At CeBIT, SIT will present applications that demonstrate how to use the new personal identification card for verification when making a phone call through a VoIP connection, i.e., an Internet phone call. The design lets contact partners in VoIP telephone conversations mutually obtain authentication of each other, and allows for the confidential exchange of information by telephone. "Indeed, there have already been methods for both parties to establish identification on the phone," explains Ronald Marx, "like recognizing voices, engaging the assigned telephone number, or other features from a database. These processes were frequently unreliable or unable to be deployed globally." In the future, he explains, the online authentication function of the new personal identity card can be used for this purpose.

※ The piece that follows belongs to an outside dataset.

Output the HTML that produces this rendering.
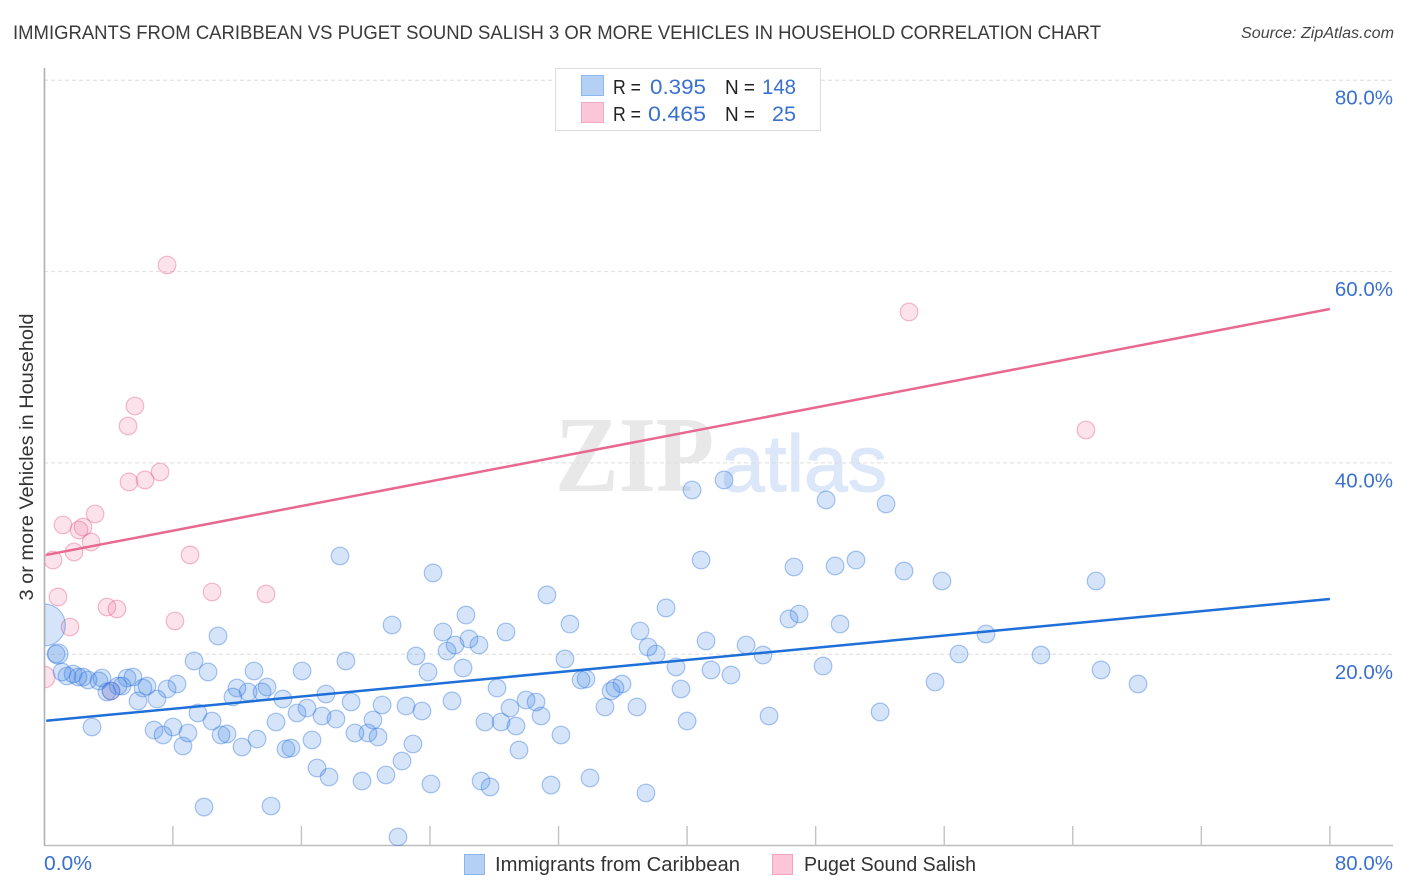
<!DOCTYPE html>
<html lang="en">
<head>
<meta charset="utf-8">
<title>Immigrants from Caribbean vs Puget Sound Salish correlation chart</title>
<style>
html,body{margin:0;padding:0;background:#fff;}
body{width:1406px;height:892px;overflow:hidden;}
svg{display:block;font-family:"Liberation Sans",sans-serif;}
</style>
</head>
<body>
<svg id="chart" width="1406" height="892" viewBox="0 0 1406 892" xmlns="http://www.w3.org/2000/svg">
  <defs>
    <clipPath id="plot-clip"><rect x="45" y="60" width="1348" height="786"/></clipPath>
  </defs>
  <text x="13" y="39" font-size="19.5" fill="#3a3a3a" textLength="1088" lengthAdjust="spacingAndGlyphs">IMMIGRANTS FROM CARIBBEAN VS PUGET SOUND SALISH 3 OR MORE VEHICLES IN HOUSEHOLD CORRELATION CHART</text>
  <text x="1241" y="38" font-size="15.5" font-style="italic" fill="#444" textLength="153" lengthAdjust="spacingAndGlyphs">Source: ZipAtlas.com</text>
  <g>
    <text x="555" y="491" font-family="'Liberation Serif',serif" font-weight="bold" font-size="108" fill="#e8e8e8" textLength="159" lengthAdjust="spacingAndGlyphs">ZIP</text>
    <text x="721" y="491" font-size="80" fill="#dce8f9" stroke="#dce8f9" stroke-width="1.2" textLength="166" lengthAdjust="spacingAndGlyphs">atlas</text>
  </g>
  <g id="grid"></g>
  <g id="axes"></g>
  <text transform="translate(33,457) rotate(-90)" font-size="19" fill="#333" text-anchor="middle" textLength="287" lengthAdjust="spacingAndGlyphs">3 or more Vehicles in Household</text>
  <g id="points" clip-path="url(#plot-clip)"></g>
  <g id="trends"></g>
  <g id="labels"></g>
  <g>
    <rect x="555.5" y="68.5" width="265" height="62" fill="#fff" stroke="#ddd" stroke-width="1"/>
    <rect x="581.5" y="75.5" width="22" height="20" fill="#b5d0f5" stroke="#8fb8ee"/>
    <rect x="581.5" y="102.5" width="22" height="20" fill="#fcc6d8" stroke="#f5aac3"/>
    <g font-size="20" fill="#222">
      <text x="613" y="94" textLength="28" lengthAdjust="spacingAndGlyphs">R =</text>
      <text x="725" y="94" textLength="30" lengthAdjust="spacingAndGlyphs">N =</text>
      <text x="613" y="121" textLength="28" lengthAdjust="spacingAndGlyphs">R =</text>
      <text x="725" y="121" textLength="30" lengthAdjust="spacingAndGlyphs">N =</text>
    </g>
    <g font-size="21.5" fill="#3a70d0">
      <text x="650" y="94" textLength="56" lengthAdjust="spacingAndGlyphs">0.395</text>
      <text x="762" y="94" textLength="34" lengthAdjust="spacingAndGlyphs">148</text>
      <text x="648" y="121" textLength="58" lengthAdjust="spacingAndGlyphs">0.465</text>
      <text x="772" y="121" textLength="24" lengthAdjust="spacingAndGlyphs">25</text>
    </g>
  </g>
  <g>
    <rect x="462.5" y="854.5" width="20" height="20" fill="#b5d0f5" stroke="#8db4ea" transform="translate(2,0)"/>
    <text x="495" y="871" font-size="20" fill="#333" textLength="245" lengthAdjust="spacingAndGlyphs">Immigrants from Caribbean</text>
    <rect x="772.5" y="854.5" width="20" height="20" fill="#fcc6d8" stroke="#f3a4bd"/>
    <text x="780" y="871" font-size="20" fill="#333" textLength="172" lengthAdjust="spacingAndGlyphs" dx="24">Puget Sound Salish</text>
  </g>
</svg>
<script>
const caribbeanX = [0,0.85,0.73,18.40,24.19,31.28,26.24,21.64,32.71,28.73,24.81,26.43,25.56,27.05,25.06,23.13,18.77,9.32,10.81,37.07,37.57,38.07,38.69,40.87,40.31,42.30,48.65,52.38,50.51,49.21,46.65,53.50,55.86,65.45,46.97,46.34,49.52,41.18,43.67,44.72,58.60,56.92,62.02,65.76,68.06,55.43,52.01,48.46,45.10,42.73,41.49,39.31,39.62,40.00,36.88,35.95,35.51,35.27,34.89,33.71,33.40,32.40,32.15,30.91,30.60,29.98,28.98,28.17,28.42,29.35,27.42,29.54,26.06,23.88,25.37,23.50,22.51,21.02,19.09,17.53,16.04,13.86,13.05,13.55,12.68,11.99,11.74,14.85,15.73,16.35,14.42,17.28,18.15,20.45,20.14,19.33,20.77,22.94,16.66,15.35,15.04,13.24,12.30,11.37,11.00,10.44,9.56,10.19,8.26,7.64,7.01,6.39,6.14,5.83,5.52,5.15,4.84,4.59,4.15,3.90,3.59,3.40,2.72,2.41,2.10,1.79,1.41,1.10,2.97,6.83,7.39,8.01,8.63,8.94,16.97,17.72,19.77,21.26,22.26,24.06,27.18,27.74,31.53,33.96,37.44,9.94,14.11,22.01];
const caribbeanY = [23.06,20.03,20.03,30.27,28.50,26.20,24.10,23.06,23.16,22.33,22.33,21.60,20.97,20.97,20.34,19.82,19.30,19.30,21.91,22.43,20.76,20.03,24.84,29.85,37.17,38.22,36.13,35.71,29.85,29.23,29.12,28.70,27.66,27.66,24.21,23.69,23.16,21.39,20.97,19.92,22.12,20.03,19.92,18.36,16.89,17.10,13.97,18.77,13.55,17.83,18.36,18.67,16.37,13.02,14.49,16.89,16.47,16.16,14.49,17.41,17.31,19.51,11.56,13.55,15.01,15.22,14.38,16.47,12.92,12.50,12.92,9.99,18.56,18.15,15.12,14.07,14.59,14.70,15.01,15.85,18.25,16.58,18.25,16.06,16.06,16.47,15.53,15.32,13.86,14.38,12.92,13.55,13.23,13.13,11.77,11.77,11.35,10.62,11.04,10.20,10.10,11.14,10.31,11.67,11.56,13.02,13.86,18.15,16.89,16.37,15.32,16.68,16.47,15.12,17.62,17.52,16.68,16.68,16.16,16.06,17.52,17.21,17.31,17.62,17.62,17.94,17.73,18.15,12.40,12.08,11.56,12.40,10.41,11.77,8.11,7.17,6.75,7.38,8.84,6.44,6.75,6.13,6.33,7.07,5.50,4.03,4.14,0.90];
const caribbeanWeight = [5.7,1.3,1];
const salishX = [7.64,53.81,5.64,5.21,64.82,7.20,6.27,5.27,3.16,1.16,2.41,2.16,2.91,1.85,0.54,9.07,0.85,10.44,13.80,3.90,4.52,8.13,1.60,0,4.15];
const salishY = [60.69,55.78,45.95,43.86,43.44,39.05,38.22,38.01,34.66,33.51,33.30,32.99,31.74,30.69,29.85,30.38,25.99,26.51,26.30,24.94,24.73,23.48,22.85,17.62,16.16];
const salishWeight = [1,1,1,1,1,1,1,1,1,1,1,1,1,1,1,1,1,1,1,1,1,1,1,1.5,1];
const caribbeanTrendX = [0.12,80];
const caribbeanTrendY = [13.05,25.78];
const salishTrendX = [0.12,80];
const salishTrendY = [30.38,56.09];
const yTickValues = [20,40,60,80];
const yTickLabels = ['20.0%','40.0%','60.0%','80.0%'];
const xTickValues = [0,8,16,24,32,40,48,56,64,72,80];
const xEdgeLabels = ['0.0%','80.0%'];

const NS = 'http://www.w3.org/2000/svg';
const xScale = function (v) { return 44.3 + v * 16.07; };
const yScale = function (v) { return 845.6 - v * 9.567; };
const rScale = function (w) { return 8.8 * Math.sqrt(w); };
function make(tag, parent, attrs) {
  const el = document.createElementNS(NS, tag);
  Object.keys(attrs).forEach(function (k) { el.setAttribute(k, attrs[k]); });
  parent.appendChild(el);
  return el;
}
const grid = document.getElementById('grid');
const axes = document.getElementById('axes');
const labels = document.getElementById('labels');
const points = document.getElementById('points');
const trends = document.getElementById('trends');

yTickValues.forEach(function (v, i) {
  const line = make('line', grid, {x1: 44, x2: 1393, y1: yScale(v), y2: yScale(v), stroke: '#dedede', 'stroke-width': 1, 'stroke-dasharray': '4 3'});
  
  
  const label = make('text', labels, {x: 1393, y: yScale(v) + 24.5, 'font-size': 20.5, fill: '#3a70d0', 'text-anchor': 'end'});
  label.textContent = yTickLabels[i];
  
  
});

const yAxisLine = make('line', axes, {x1: 44.5, x2: 44.5, y1: 68, y2: 846, stroke: '#b0b0b0', 'stroke-width': 1.6});


const xAxisLine = make('line', axes, {x1: 44, x2: 1393, y1: 845.5, y2: 845.5, stroke: '#bdbdbd', 'stroke-width': 1.4});



xTickValues.forEach(function (v) {
  if (v === 0) return;
  const tick = make('line', axes, {x1: xScale(v), x2: xScale(v), y1: 826, y2: 846, stroke: '#c2c2c2', 'stroke-width': 1.4});
  
  
});

const xLabelStart = make('text', labels, {x: 44, y: 870, 'font-size': 20.5, fill: '#3a70d0', textLength: 48, lengthAdjust: 'spacingAndGlyphs'});
xLabelStart.textContent = xEdgeLabels[0];


const xLabelEnd = make('text', labels, {x: 1393, y: 870, 'font-size': 20.5, fill: '#3a70d0', 'text-anchor': 'end'});
xLabelEnd.textContent = xEdgeLabels[1];



salishX.forEach(function (v, i) {
  const c = make('circle', points, {cx: xScale(v), cy: yScale(salishY[i]), r: rScale(salishWeight[i]), fill: 'rgba(240,110,155,0.2)', stroke: 'rgba(228,95,140,0.42)', 'stroke-width': 1.2});
  
  
});
caribbeanX.forEach(function (v, i) {
  const w = i < caribbeanWeight.length ? caribbeanWeight[i] : 1;
  const c = make('circle', points, {cx: xScale(v), cy: yScale(caribbeanY[i]), r: rScale(w), fill: 'rgba(62,130,226,0.22)', stroke: 'rgba(50,120,222,0.42)', 'stroke-width': 1.2});
  
  
});

const salishLine = make('line', trends, {x1: xScale(salishTrendX[0]), y1: yScale(salishTrendY[0]), x2: xScale(salishTrendX[1]), y2: yScale(salishTrendY[1]), stroke: '#e8688f', 'stroke-width': 2.5});


const caribbeanLine = make('line', trends, {x1: xScale(caribbeanTrendX[0]), y1: yScale(caribbeanTrendY[0]), x2: xScale(caribbeanTrendX[1]), y2: yScale(caribbeanTrendY[1]), stroke: '#1f6fd8', 'stroke-width': 2.5});


</script>
</body>
</html>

Imagine, for example, an identity cardholder who wishes to access his bank's telephone banking services via the call center, because he wants to expand his stock portfolio. By virtue of the indispensible confidentiality required to handle the subject matter of such discussions, mutual authentication and encryption is required. The bank offers the use of the eID function, since it is in their own best interest to have a reliable means of identifying its customers and business partners. At the same time, it wants to be able to reliably provide evidence of its own identification. Now that process consists of three basic steps: Producing an encrypted direct line between customer and bank, transmitting the respective identification data, and finally, assigning both lines. The customer, on the one hand, enjoys the assurance that his contact partner is a bank employee. And the call center agent, in turn, knows with certainty that he is dealing with the actual customer.

In the future, it should even be possible to identify oneself via cellphone. "To do so, you have to be able to read the RFID chip in the ID card with the cellphone," explains Ronald Marx, who handles the project at SIT. "Once the identification is introduced, this function will eventually support more and more cellphones."